La visita más importante que haya
recibido Cuba -después de Cristobal Colón- está en curso. El
visitante más importante que haya pisado la isla camina las calles
de La Habana. Y de qué manera.
Claro, Usted puede pensar que, ey,
espera: que han venido primeros ministros, Presidentes, que dos
Papas, que Chávez con su petróleo, que Putin con su chequera, que
primeros secretarios soviéticos a instalar un suero de vida en la
vena escuálida de un país en coma.
Pero no, créame -y me disculpa lo
tajante-: El Presidente Barack Obama es el visitante más ilustre, su
visita la más relevante que haya recibido Cuba. Y el general se lo
está perdiendo.
No sé cuál consideración diplomática
determinó que el general recibiera al Papa sí, al Presidente de los
Estados Unidos no. Quién sabe que se decidió en una sobremesa
familar, o en una reunión con los solemnes mandarines subtropicales que
desbarran sobre los destinos de Cuba y los cubanos. Pero ni siquiera
es importante.
El Presidente Obama ha tomado La Habana
sin disparar un tiro, y la gente lo aclama. Se pasea por el Malecón,
a pie o en imponente comitiva, desanda las calles, cena en una
paladar; desafía la lluvia que ahuyentó a los curiosos y que dejó
el escenario inmaculado para el drama, como diseñado por Stanley
Kubrick.
Camina La Habana entonces el
Presidente, como Obama por su casa, mientras el dueño del inmueble
se encierra en el último cuarto, bajo la cama, en perreta de estado.
Obama saluda, sonríe a cubanos afortunados de poder verlo de cerca;
otros cubanos, con menos fortuna, son reprimidos, golpeados,
arrastrados a mazmorras solo por pedir que un general miserable y su
séquito de inútiles salgan de una buena vez ese cuarto, de esa
casa; que se marchen, por favor, que ya no regresen.

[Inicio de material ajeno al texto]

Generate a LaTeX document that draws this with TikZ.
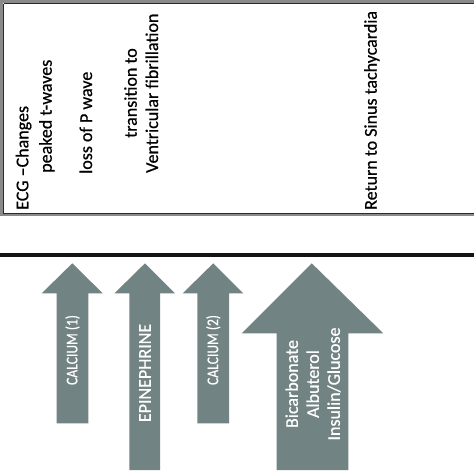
\documentclass[tikz,border=0pt]{standalone}
\usepackage{fontspec}
\setmainfont{Carlito}[FakeBold=0.6]
\newfontfamily\boldish{Carlito}[FakeBold=0.6]
\definecolor{arrowgray}{HTML}{728383}
\definecolor{framegray}{HTML}{8A8A8A}
\definecolor{framedark}{HTML}{2A2A2A}
\begin{document}
\begin{tikzpicture}[x=1pt,y=-1pt,
  ecg/.style={rotate=90, anchor=base west, inner sep=0pt, font=\boldish\fontsize{18}{21}\selectfont},
  ecgc/.style={rotate=90, anchor=base, inner sep=0pt, font=\boldish\fontsize{18}{21}\selectfont},
  arrowbody/.style={fill=arrowgray, draw=none},
  arrowtext/.style={rotate=90, text=white, inner sep=0pt, align=center, font=\boldish\fontsize{18}{21}\selectfont},
  smalltext/.style={arrowtext, font=\boldish\fontsize{13.6}{16}\selectfont},
]
\useasboundingbox (0,0) rectangle (474,474);
\fill[white] (0,0) rectangle (474,474);

% ECG box
\draw[framegray, line width=3] (1.5,1.5) rectangle (480,214.5);
\draw[framedark, line width=0.9] (3.5,3.5) -- (480,3.5);
\draw[framedark, line width=0.9] (3.5,3.5) -- (3.5,213) -- (480,213);

% ECG texts
\node[ecg] (ecg) at (28.3,210) {ECG –Changes};
\node[ecg] (peaked) at (51.7,173) {peaked t-waves};
\node[ecg] (lossp) at (92,174) {loss of P wave};
\node[ecgc] (trans) at (136.7,93) {transition to};
\node[ecg] (vfib) at (158,173) {Ventricular fibrillation};
\node[ecg] (sinus) at (376.7,210) {Return to Sinus tachycardia};

% timeline
\draw[black!92, line width=4] (0,255) -- (474,255);

% arrows
\fill[arrowbody] (56.7,423.3) -- (56.7,293.3) -- (41.7,293.3) -- (72.3,263.3) -- (102.7,293.3) -- (88.3,293.3) -- (88.3,423.3) -- cycle;
\fill[arrowbody] (129.3,470) -- (129.3,293.3) -- (114.5,293.3) -- (145,263.3) -- (175,293.3) -- (160,293.3) -- (160,470) -- cycle;
\fill[arrowbody] (197.3,423.3) -- (197.3,293.3) -- (182.7,293.3) -- (213.3,263.3) -- (243.3,293.3) -- (229,293.3) -- (229,423.3) -- cycle;
\fill[arrowbody] (276.7,470) -- (276.7,333.3) -- (241.7,333.3) -- (311.7,263.3) -- (383.3,333.3) -- (348.3,333.3) -- (348.3,470) -- cycle;

% arrow labels
\node[smalltext] (ca1) at (72.5,350) {\scalebox{1}[1.2]{CALCIUM (1)}};
\node[arrowtext] (epi) at (145,373) {EPINEPHRINE};
\node[smalltext] (ca2) at (213.3,350) {\scalebox{1}[1.2]{CALCIUM (2)}};
\node[arrowtext] (bic) at (313,384) {Bicarbonate\\Albuterol\\Insulin/Glucose};
\end{tikzpicture}
\end{document}
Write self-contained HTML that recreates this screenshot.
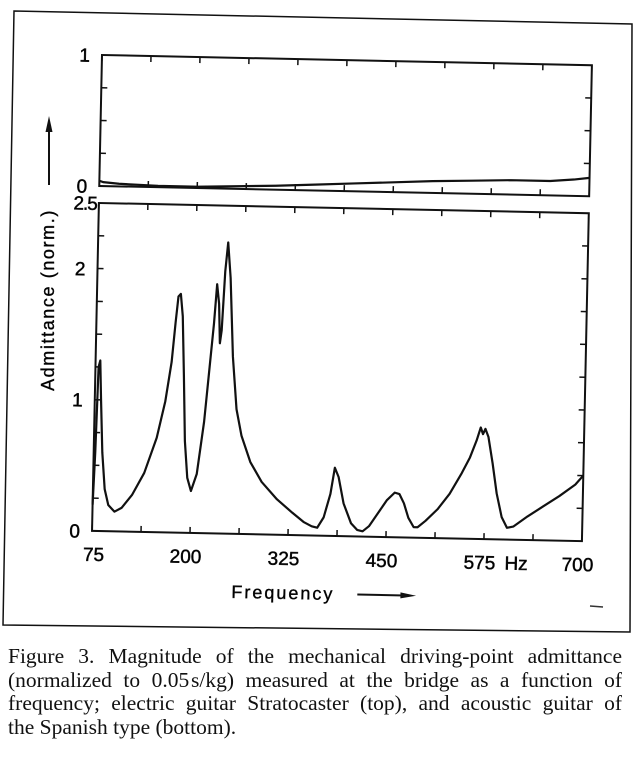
<!DOCTYPE html>
<html><head><meta charset="utf-8"><style>
body{margin:0;background:#fff;width:641px;height:760px;overflow:hidden;position:relative}
svg{position:absolute;left:0;top:0}
.cap{position:absolute;left:8px;top:645px;width:614px;font-family:"Liberation Serif",serif;font-size:21.5px;line-height:23.5px;color:#111}
.cap div{text-align:justify;text-align-last:justify;white-space:nowrap;overflow:hidden}
.cap div.last{text-align-last:left}
</style></head><body>
<svg id="chart" width="641" height="640" xmlns="http://www.w3.org/2000/svg">
<polygon points="14,11 632,24 630,632 3,625" fill="none" stroke="#111" stroke-width="1.5"/>
<g id="plot" transform="translate(102,55) rotate(1.2)"></g>
<text transform="translate(54,300) rotate(-90)" text-anchor="middle" font-family="Liberation Sans, sans-serif" font-size="18" letter-spacing="1.6" stroke="#111" stroke-width="0.4">Admittance (norm.)</text>
<line x1="49" y1="185" x2="49" y2="125" stroke="#111" stroke-width="2"/>
<polygon points="49,116 45.5,132 52.5,132" fill="#111"/>
<line x1="590" y1="606" x2="603" y2="607" stroke="#333" stroke-width="1.5"/>
</svg>
<div class="cap">
<div>Figure 3. Magnitude of the mechanical driving-point admittance</div>
<div>(normalized to 0.05&#8202;s/kg) measured at the bridge as a function of</div>
<div>frequency; electric guitar Stratocaster (top), and acoustic guitar of</div>
<div class="last">the Spanish type (bottom).</div>
</div>
<script>
const xTicks=[75,137.5,200,262.5,325,387.5,450,512.5,575,637.5,700];
const xLabels=["75","200","325","450","575","700"];
const xLabelVals=[75,200,325,450,575,700];
const topFreq=[75,80,100,150,200,250,300,350,400,450,500,550,600,650,680,700];
const topVals=[0.04,0.03,0.02,0.01,0.01,0.02,0.03,0.045,0.06,0.075,0.09,0.1,0.11,0.11,0.125,0.14];
const botFreq=[75,77,79,81,83,86,90,95,103,112,125,140,155,165,172,176,179,182,185,188,191,195,200,207,215,221,225,228,231,233,235,238,241,245,250,256,263,275,290,310,330,345,355,362,370,378,383,388,395,405,413,420,428,438,450,460,466,472,478,485,490,500,515,530,545,555,563,568,571,574,578,584,590,597,604,612,630,650,670,690,700];
const botVals=[0.2,0.6,1.25,1.3,1.0,0.6,0.32,0.2,0.15,0.18,0.28,0.45,0.72,1.0,1.3,1.6,1.8,1.82,1.65,1.2,0.7,0.42,0.32,0.45,0.85,1.3,1.6,1.9,1.75,1.45,1.55,2.0,2.22,1.95,1.35,0.95,0.75,0.55,0.4,0.27,0.17,0.1,0.07,0.06,0.14,0.32,0.52,0.45,0.25,0.1,0.05,0.04,0.08,0.17,0.28,0.34,0.33,0.26,0.15,0.08,0.08,0.13,0.22,0.34,0.5,0.62,0.75,0.85,0.8,0.84,0.78,0.58,0.35,0.17,0.09,0.1,0.18,0.26,0.34,0.43,0.5];
const W=490, topH=131, botY0=148, botH=328;
const NS="http://www.w3.org/2000/svg";
const g=document.getElementById('plot');
const sx=f=>(f-75)/(700-75)*W;
const syT=v=>topH-v/1*topH;
const syB=v=>botY0+botH-v/2.5*botH;
function el(t,a){const e=document.createElementNS(NS,t);for(const k in a)e.setAttribute(k,a[k]);g.appendChild(e);return e;}
const tf="Liberation Sans, sans-serif";
let r1=el('rect',{x:0,y:0,width:W,height:topH,fill:'none',stroke:'#111','stroke-width':2});


let r2=el('rect',{x:0,y:botY0,width:W,height:botH,fill:'none',stroke:'#111','stroke-width':2});


xTicks.forEach(f=>{
 [[0,6],[topH,topH-6],[botY0,botY0+6],[botY0+botH,botY0+botH-6]].forEach(p=>{
  let t=el('line',{x1:sx(f),y1:p[0],x2:sx(f),y2:p[1],stroke:'#111','stroke-width':1.5});
  
  
 });
});
[0.25,0.5,0.75].forEach(v=>{[[0,6],[W,W-6]].forEach(p=>{
 let t=el('line',{x1:p[0],y1:syT(v),x2:p[1],y2:syT(v),stroke:'#111','stroke-width':1.5});
 
 
});});
[0.25,0.5,0.75,1,1.25,1.5,1.75,2,2.25].forEach(v=>{[[0,6],[W,W-6]].forEach(p=>{
 let t=el('line',{x1:p[0],y1:syB(v),x2:p[1],y2:syB(v),stroke:'#111','stroke-width':1.5});
 
 
});});
[[1,syT(1)],[0,syT(0)]].forEach(p=>{
 let t=el('text',{x:-12,y:p[1]+7,'text-anchor':'end','font-family':tf,'font-size':19,stroke:'#111','stroke-width':0.5});
 t.textContent=p[0];
 
 
});
[["2.5",2.5],["2",2],["1",1],["0",0]].forEach(p=>{
 let t=el('text',{x:p[0]==="2.5"?-2:-12,y:syB(p[1])+7,'text-anchor':'end','font-family':tf,'font-size':19,'letter-spacing':p[0]==="2.5"?-1:0,stroke:'#111','stroke-width':0.5});
 t.textContent=p[0];
 
 
});
xLabels.forEach((s,i)=>{
 let x=sx(xLabelVals[i]);
 let t=el('text',{x:i==0?x+2:x-4,y:botY0+botH+30,'text-anchor':'middle','font-family':tf,'font-size':19,stroke:'#111','stroke-width':0.5});
 t.textContent=s;
 
 
});
let hz=el('text',{x:sx(575)+21,y:botY0+botH+30,'font-family':tf,'font-size':19,stroke:'#111','stroke-width':0.5});
hz.textContent="Hz";


let xt=el('text',{x:sx(320),y:botY0+botH+64,'text-anchor':'middle','font-family':tf,'font-size':18,'letter-spacing':2,stroke:'#111','stroke-width':0.4});
xt.textContent="Frequency";


let xa=el('line',{x1:sx(415),y1:botY0+botH+58,x2:sx(475),y2:botY0+botH+58,stroke:'#111','stroke-width':2});


let xh=el('polygon',{points:`${sx(490)},${botY0+botH+58} ${sx(470)},${botY0+botH+55} ${sx(470)},${botY0+botH+61}`,fill:'#111'});


let p1=el('polyline',{points:topFreq.map((f,i)=>sx(f)+','+syT(topVals[i])).join(' '),fill:'none',stroke:'#111','stroke-width':2.2});


let p2=el('polyline',{points:botFreq.map((f,i)=>sx(f)+','+syB(botVals[i])).join(' '),fill:'none',stroke:'#111','stroke-width':2.2,'stroke-linejoin':'round'});


</script>
</body></html>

Si yo aun viviera en Santos Suárez,
adonde Obama no irá -¡y con tanta falta que le hace a esas calles
bombardeadas!-, sintiera vergüenza. O más vergüenza. Por la obvia
pequeñez de los desgobernantes cubanos. Por los que reciben una
bofetada en mi nombre. Por la lluvia impertinente. Por la ciudad
destruida.
Pero mi pena es a distancia. Lejos de
los portales mugrientos, el Malecón desierto, y mi Presidente de
turno.
Mi pena, Cuba, que no tiene remedio.